For super-resolution, we want to measure how close the enhanced image is to the original high-quality image. Common metrics are PSNR (Peak Signal-to-Noise Ratio) and SSIM (Structural Similarity Index).

PSNR measures the difference in pixel values; higher PSNR means less error. SSIM measures how similar the structure and textures are; higher SSIM means better visual quality. These metrics matter because super-resolution aims to restore details and sharpness, not just reduce pixel errors.

Confusion matrix or equivalent visualization

Super-resolution is a regression task, not classification, so confusion matrix does not apply.

Instead, we use example images and metric scores like:

Original Image (High-res)
  |
Low-res Image (Input)
  |
Super-resolved Image (Output)

Metrics:
PSNR = 30 dB (higher is better)
SSIM = 0.85 (range 0 to 1, higher is better)
    
Precision vs Recall tradeoff equivalent

In super-resolution, the tradeoff is between sharpness and noise/artifacts.

If the model tries too hard to sharpen details, it may add fake textures or noise (over-sharpening). If it is too smooth, details are lost (under-sharpening).

Good super-resolution balances detail recovery (high SSIM) with low noise (high PSNR).

What "good" vs "bad" metric values look like

Good super-resolution:

  • PSNR above 30 dB (less pixel error)
  • SSIM above 0.8 (high structural similarity)
  • Visual output looks clear and natural without strange artifacts

Bad super-resolution:

  • PSNR below 25 dB (high pixel error)
  • SSIM below 0.6 (poor structural similarity)
  • Output looks blurry or has unnatural textures
Common pitfalls in super-resolution metrics
  • Relying only on PSNR: High PSNR does not always mean better visual quality because it ignores perceptual details.
  • Ignoring visual inspection: Metrics can miss artifacts that look bad to humans.
  • Overfitting to training images: Model may memorize details and score high on metrics but fail on new images.
  • Data leakage: Using test images during training inflates metric scores falsely.
Self-check question

Your super-resolution model has a PSNR of 32 dB but an SSIM of 0.55. Is it good?

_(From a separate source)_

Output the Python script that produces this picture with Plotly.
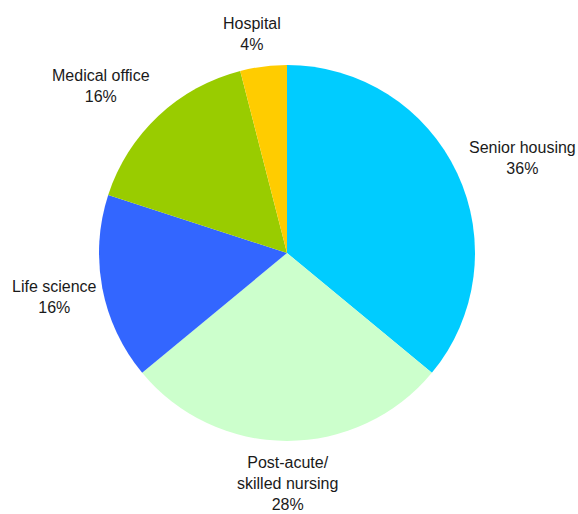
import plotly.graph_objects as go

categories = ["Senior housing", "Post-acute/<br>skilled nursing", "Life science", "Medical office", "Hospital"]
values = [36, 28, 16, 16, 4]
colors = ["#00CCFF", "#CCFFCC", "#3366FF", "#99CC00", "#FFCC00"]

# label centre offsets from the pie centre, in pie radii (right, down) - placement only
label_offset = [(1.255, -0.503), (0.005, 1.228), (-1.239, 0.234), (-0.989, -0.888), (-0.186, -1.165)]

W, H = 578, 514
L, R, T, B = 99, 103, 65, 73

fig = go.Figure(go.Pie(
    labels=categories,
    values=values,
    sort=False,
    direction="clockwise",
    rotation=0,
    marker=dict(colors=colors, line=dict(width=0)),
    textinfo="none",
    showlegend=False,
    hoverinfo="label+percent",
))

total = sum(values)
annotations = []
for lab, v, (dx, dy) in zip(categories, values, label_offset):
    pct = round(v / total * 100)
    annotations.append(dict(
        x=0.5 + 0.5 * dx, y=0.5 - 0.5 * dy, xref="paper", yref="paper",
        xanchor="center", yanchor="middle",
        text=f"{lab}<br>{pct}%",
        showarrow=False, align="center",
        font=dict(family="Liberation Sans, Arial, sans-serif", size=16, color="#1a1a1a"),
    ))

fig.update_layout(
    width=W, height=H,
    margin=dict(l=L, r=R, t=T, b=B),
    paper_bgcolor="white",
    plot_bgcolor="white",
    annotations=annotations,
)

fig.write_html("out.html")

Answer: Not really. The PSNR is good, meaning pixel differences are low, but the low SSIM shows the structure and textures are not well preserved. The output might look blurry or unnatural. You should improve the model to increase SSIM for better visual quality.

Key Result
PSNR and SSIM are key metrics; high PSNR means less pixel error, high SSIM means better visual similarity.